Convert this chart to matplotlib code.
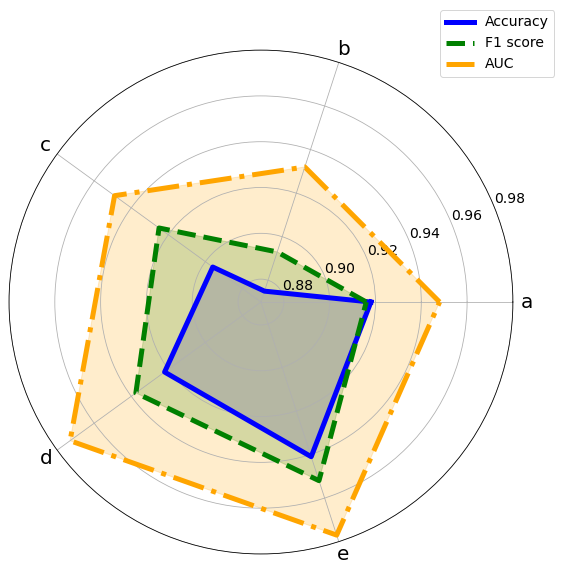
import numpy as np
from matplotlib import pyplot as plt

categories = ['a', 'b', 'c', 'd', 'e']
accuracy = [0.918, 0.875, 0.896, 0.922, 0.941]
f1_score = [0.916, 0.893, 0.925, 0.9375, 0.952]
auc = [0.948, 0.932, 0.949, 0.973, 0.977]
r_ticks = [0.88, 0.90, 0.92, 0.94, 0.96, 0.98]

series = [
    ('Accuracy', accuracy, 'blue', '-'),
    ('F1 score', f1_score, 'green', '--'),
    ('AUC', auc, 'orange', '-.'),
]

angles = np.linspace(0, 2 * np.pi, len(categories), endpoint=False).tolist()
angles += angles[:1]

fig = plt.figure(figsize=(563 / 72, 574 / 72), dpi=72)
ax = fig.add_axes([0.016, 0.0348, 0.895, 0.878], projection='polar')

for name, vals, col, ls in series:
    v = vals + vals[:1]
    ax.plot(angles, v, color=col, linewidth=5, linestyle=ls, label=name)
    ax.fill(angles, v, color=col, alpha=0.2)

ax.set_xticks(angles[:-1])
ax.set_xticklabels(categories, fontsize=20)
ax.set_ylim(0.87, 0.98)
ax.set_yticks(r_ticks)
ax.set_yticklabels([f'{t:.2f}' for t in r_ticks], fontsize=14)

fig.legend(loc='upper right', bbox_to_anchor=(0.997, 0.995), fontsize=14)

plt.savefig('out.png', dpi=72)
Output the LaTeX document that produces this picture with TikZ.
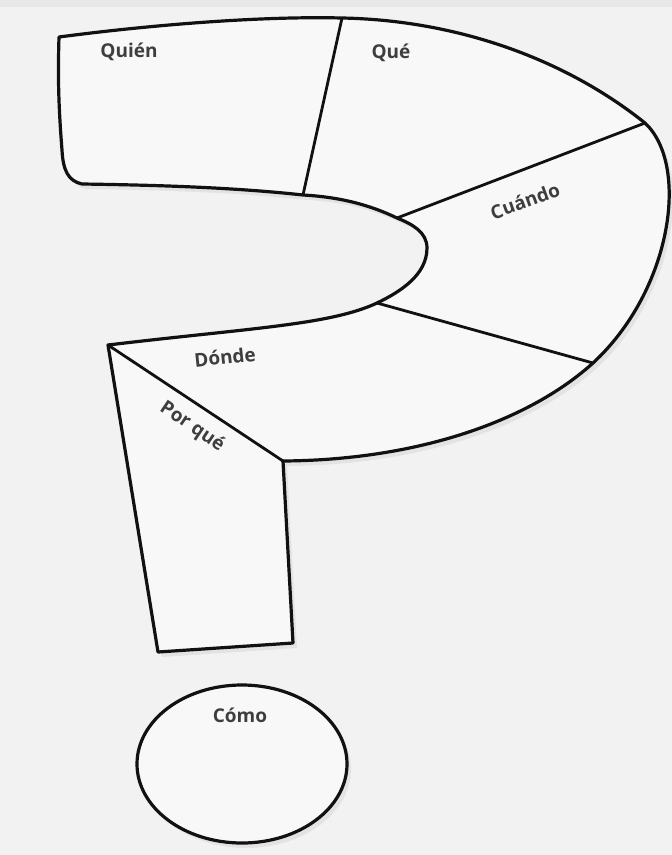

Stated problem
Copy out the whole listing exactly, and don't carry over any pictures.

The result
Convert this chart to matplotlib code.
import numpy as np
from matplotlib import pyplot as plt

categories = ['a', 'b', 'c', 'd', 'e']
accuracy = [0.918, 0.875, 0.896, 0.922, 0.941]
f1_score = [0.916, 0.893, 0.925, 0.9375, 0.952]
auc = [0.948, 0.932, 0.949, 0.973, 0.977]
r_ticks = [0.88, 0.90, 0.92, 0.94, 0.96, 0.98]

series = [
    ('Accuracy', accuracy, 'blue', '-'),
    ('F1 score', f1_score, 'green', '--'),
    ('AUC', auc, 'orange', '-.'),
]

angles = np.linspace(0, 2 * np.pi, len(categories), endpoint=False).tolist()
angles += angles[:1]

fig = plt.figure(figsize=(563 / 72, 574 / 72), dpi=72)
ax = fig.add_axes([0.016, 0.0348, 0.895, 0.878], projection='polar')

for name, vals, col, ls in series:
    v = vals + vals[:1]
    ax.plot(angles, v, color=col, linewidth=5, linestyle=ls, label=name)
    ax.fill(angles, v, color=col, alpha=0.2)

ax.set_xticks(angles[:-1])
ax.set_xticklabels(categories, fontsize=20)
ax.set_ylim(0.87, 0.98)
ax.set_yticks(r_ticks)
ax.set_yticklabels([f'{t:.2f}' for t in r_ticks], fontsize=14)

fig.legend(loc='upper right', bbox_to_anchor=(0.997, 0.995), fontsize=14)

plt.savefig('out.png', dpi=72)
Output the LaTeX document that produces this picture with TikZ.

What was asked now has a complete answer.